Fairwind was not a total disaster. The setting, a Deco hotel's huge, tropically planted court overlooking the Collins Avenue passeggiata, is seductive. And it was also vital to remember the Bar half of Fairwind's name -- and notice that most of the place's patrons were at the bar, not eating. A ten-ounce Cosmopolitan cocktail was a major mood improver.

The eatery's service was also split in a predictable way -- right down the middle of "Bar" and "Grill." The bartender was very helpful when asked for recommendations not on the list of cocktail "specials" (which were all frozen slushy things), delivered a dynamite drink fast and efficiently, and followed up to check my progress. Food servers, on the other hand, were friendly but fairly clueless. An inquiry to one about the difference between two sauces, for instance, elicited the response, "I have no idea," with no offer to find out. Our waitress on another visit disappeared for 40 minutes after our entrées had been cleared, long enough for the whole table to totally lose interest in ordering dessert.
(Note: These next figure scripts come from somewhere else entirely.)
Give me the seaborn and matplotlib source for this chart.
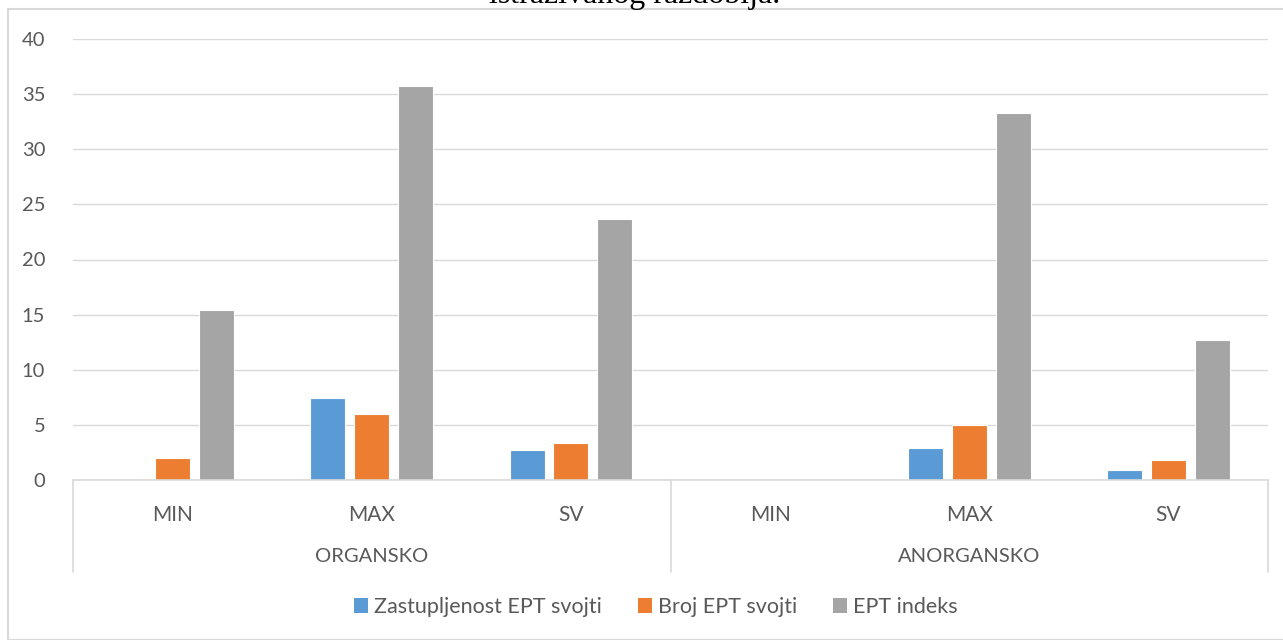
import pandas as pd
import seaborn as sns
import matplotlib.pyplot as plt
from matplotlib.patches import Rectangle, Patch
from matplotlib.transforms import blended_transform_factory

# data
groups = ['ORGANSKO', 'ANORGANSKO']
stats = ['MIN', 'MAX', 'SV']
series = ['Zastupljenost EPT svojti', 'Broj EPT svojti', 'EPT indeks']
zastupljenost = [0, 7.4, 2.7, 0, 2.9, 0.9]
broj = [2.0, 6.0, 3.4, 0, 5.0, 1.8]
ept_indeks = [15.4, 35.7, 23.7, 0, 33.3, 12.7]
colors = ['#5B9BD5', '#ED7D31', '#A5A5A5']

cats = [f'{g}|{s}' for g in groups for s in stats]
df = pd.DataFrame({
    'kat': cats * 3,
    'serija': [series[0]] * 6 + [series[1]] * 6 + [series[2]] * 6,
    'vrijednost': zastupljenost + broj + ept_indeks,
})

sns.set_theme(style='white')
plt.rcParams['font.family'] = ['Lato', 'DejaVu Sans']
txt = '#595959'
grid = '#d9d9d9'

fig = plt.figure(figsize=(12.83, 6.40), dpi=100)
W, H = 1283, 640
ax = fig.add_axes([73 / W, 1 - 480 / H, (1268 - 73) / W, (480 - 39) / H])

sns.barplot(data=df, x='kat', y='vrijednost', hue='serija', order=cats,
            hue_order=series, palette=colors, saturation=1, width=0.66, gap=0.2,
            edgecolor='white', linewidth=0.8, ax=ax, legend=False)

ax.set_ylim(0, 40)
ax.set_yticks(range(0, 41, 5))
ax.set_xlim(-0.5, 5.5)
ax.yaxis.grid(True, color=grid, linewidth=1)
ax.set_axisbelow(True)
for s in ['top', 'right', 'left']:
    ax.spines[s].set_visible(False)
ax.spines['bottom'].set_color(grid)
ax.spines['bottom'].set_linewidth(1.2)
ax.tick_params(axis='y', length=0, pad=20, labelsize=14.5, labelcolor=txt)
ax.tick_params(axis='x', length=0, pad=18, labelsize=15, labelcolor=txt)
ax.set_xticks(range(6))
ax.set_xticklabels(stats * 2)
ax.set_xlabel('')
ax.set_ylabel('')

# multi-level category axis
tr = blended_transform_factory(ax.transData, ax.transAxes)
depth = -(572 - 480) / (480 - 39)
for xv in [-0.5, 2.5, 5.5]:
    ax.plot([xv, xv], [0, depth], transform=tr, color=grid, lw=1.2, clip_on=False)
for i, g in enumerate(groups):
    ax.text(1 + 3 * i, -(557 - 480) / (480 - 39), g, transform=tr, ha='center',
            va='center', fontsize=14.5, color=txt)

# chart frame and the title, cut off at the top as in the source
fig.patches.append(Rectangle((8 / W, 0), 1.5, 1 - 9 / H, transform=fig.transFigure,
                             fill=False, edgecolor=grid, lw=1.5))
fig.text(635 / W, 1 - 3.5 / H, 'istraživanog razdoblja.', ha='center', va='baseline',
         fontsize=23, family='Liberation Serif', color='black')

handles = [Patch(facecolor=c, edgecolor='none') for c in colors]
fig.legend(handles, series, loc='center', bbox_to_anchor=(656 / W, 1 - 607 / H),
           ncol=3, frameon=False, fontsize=15.5, labelcolor=txt,
           handlelength=0.65, handleheight=0.65, handletextpad=0.3, columnspacing=1.65)

plt.savefig('out.png', dpi=100)
plt.close()
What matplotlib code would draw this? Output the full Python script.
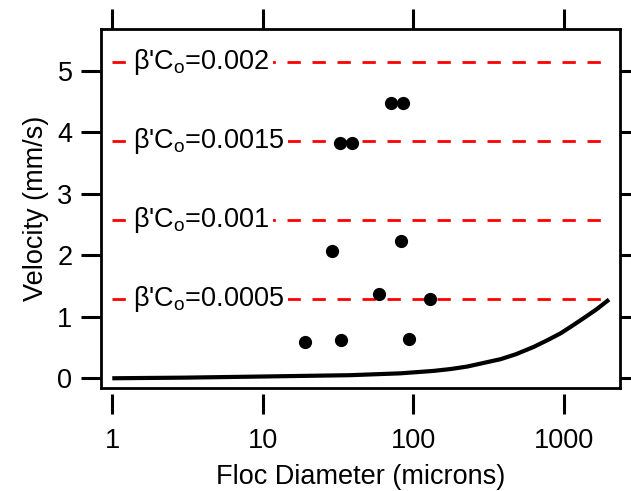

Of a follow-up visit's three desserts, key lime pie had a texture reminiscent of Vaseline. Coconut cake had one of those mass produced-tasting icings so sweet it made my fillings ache. And chocolate seven-layer cake was a soggy tiramisu-like affair that tasted like watered-down liquor; the only discernible hint of chocolate came from a dusting of dry cocoa powder.

Bartender! Another supersized Cosmo! I need to forget.